IF you have conviction, then you should deploy a long-term mindset. If you think long-term, then why does it matter if you are -$12k today?

You have 2 more BTC than you did when you started. You have 3 total BTC and you acquired them by dollar-cost averaging.

Let's say that you forget the value of your portfolio. Maintain course fren, see where this takes you.

20 weeks go by and you have continued DCA'ing. You now have 5 total BTC. During those 20 weeks, the BTC price has fluctuated wildly, but in the past few weeks, a bull market has emerged.

BTC has returned to $30k and is showing signs that it might go even higher.

You look at your portfolio and you've invested a total of $72,690 ($30k more than our last check-in).

Now, you have a total of 5 Bitcoins. Your portfolio $150,000. You are profitable! Very profitable, in fact. To the tune of $77,310.

You're now an amazing investor. Might be time to consider DCA'ing out and taking some profits slowly as Bitcoin continues to grind upward.

The point of this post has nothing to do with all these numbers. I made all of these numbers up.

The point is to illustrate that focusing on $$ is the #1 way that retail investors lose. The average investor is far too emotional to be tracking the daily $ fluctuations of their portfolio.

Instead, they ought to track the shares they hold. In this case, the investor could tack the amount of BTCs they have. Each week, they had 0.1 more BTC than the week prior.

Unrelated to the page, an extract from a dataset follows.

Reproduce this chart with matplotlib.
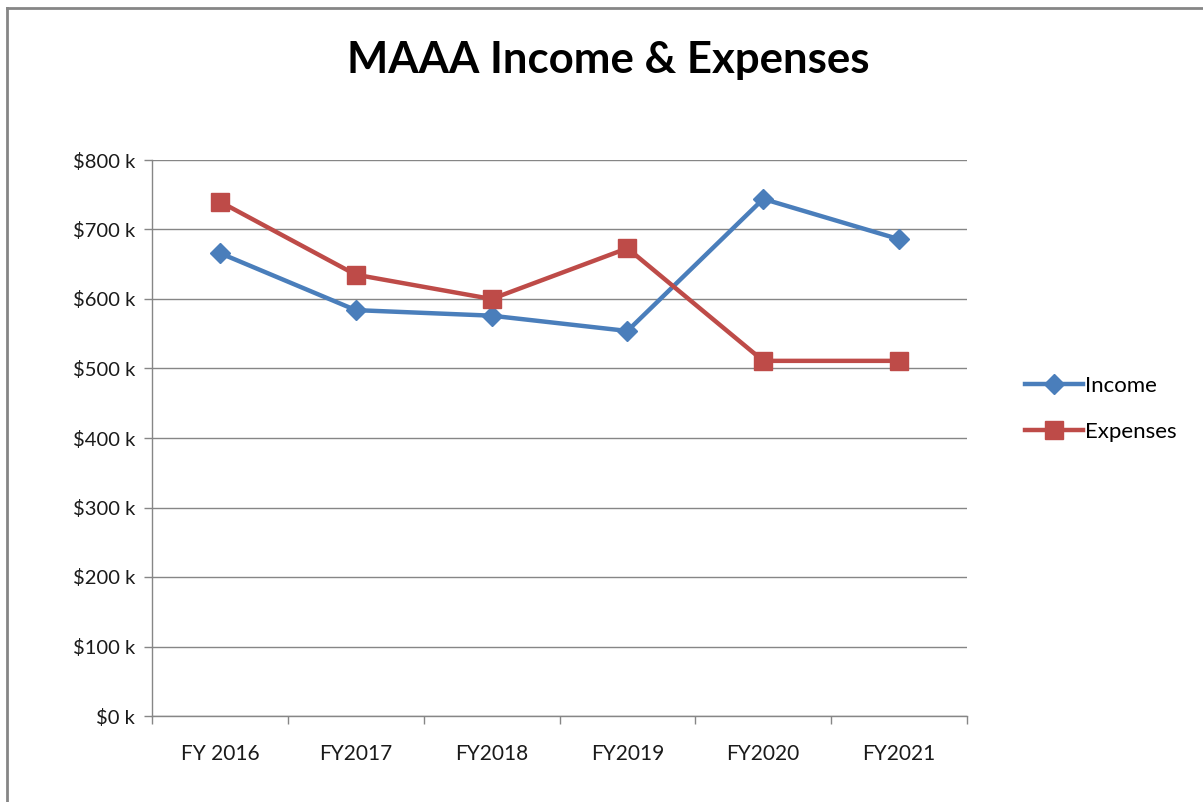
import matplotlib
matplotlib.use("Agg")
import matplotlib.pyplot as plt
from matplotlib.lines import Line2D

categories = ["FY 2016", "FY2017", "FY2018", "FY2019", "FY2020", "FY2021"]
income = [666, 584, 576, 554, 744, 686]
expenses = [740, 635, 600, 673, 511, 511]
yticks = [0, 100, 200, 300, 400, 500, 600, 700, 800]
ytick_labels = [f"${v} k" for v in yticks]

plt.rcParams['font.family'] = ['Lato', 'DejaVu Sans']

W, H = 1203, 802
fig = plt.figure(figsize=(W / 100, H / 100), dpi=100)
ax = fig.add_axes([152 / W, 1 - 716 / H, (967 - 152) / W, (716 - 160) / H])

x = list(range(len(categories)))
blue = "#4A7EBB"
red = "#BE4B48"
ax.plot(x, income, color=blue, lw=3.2, marker="D", ms=10, label="Income", zorder=3)
ax.plot(x, expenses, color=red, lw=3.2, marker="s", ms=13, label="Expenses", zorder=3)

ax.set_xlim(-0.5, len(categories) - 0.5)
ax.set_ylim(0, 800)
ax.set_yticks(yticks)
ax.set_yticklabels(ytick_labels, fontsize=14.5, color="#1a1a1a")
ax.set_xticks(x)
ax.set_xticklabels(categories, fontsize=15, color="#1a1a1a")
ax.set_xticks([i - 0.5 for i in range(len(categories) + 1)], minor=True)
ax.tick_params(axis="x", which="major", length=0, pad=20)
ax.tick_params(axis="x", which="minor", length=6, color="#868686", width=1)
ax.tick_params(axis="y", length=6, color="#868686", width=1, pad=6)

ax.grid(axis="y", color="#868686", lw=1, zorder=0)
ax.set_axisbelow(True)
for s in ["top", "right"]:
    ax.spines[s].set_visible(False)
for s in ["left", "bottom"]:
    ax.spines[s].set_color("#868686")
    ax.spines[s].set_linewidth(1)

fig.text(608 / W, 1 - 60 / H, "MAAA Income & Expenses", ha="center", va="center",
         fontsize=31.5, fontweight="bold", color="#000000")

leg = ax.legend(loc="center left", bbox_to_anchor=(1005 / W, 1 - 409 / H),
                bbox_transform=fig.transFigure, frameon=False, fontsize=16,
                handlelength=2.6, handletextpad=0.1, labelspacing=1.15)

# outer border (top and left)
fig.add_artist(Line2D([7 / W, 7 / W], [0, 1 - 7.5 / H], transform=fig.transFigure,
                      color="#868686", lw=2))
fig.add_artist(Line2D([7 / W, 1], [1 - 7.5 / H, 1 - 7.5 / H], transform=fig.transFigure,
                      color="#868686", lw=2))

fig.savefig("out.png", dpi=100)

When you combine this with a long-term conviction in the price of Bitcoin, then magical things can happen.

The investor is building a position by dollar-cost averaging.
The investor is not subject to the emotional whims of the market.

The above is exactly how I manage my crypto portfolio. I measure by the shares I have. Do I have more BTC than I did a year ago? Do I believe that BTC will be higher in the future? Then I must be doing something right. Keep pushing.

When the market moves significantly, I may check-in on the valuation of everything. The flip that will occur (the moment I turn from buyer to seller) is once BTC hits a target price.

Once it hits that price, I begin doing the opposite of what I started with. I DCA out of the position and sell a small % of BTC each week.

Eventually, the cycle repeats itself but the overall trendline is always showing my BTC "shares" increasing, and that is what I love to see.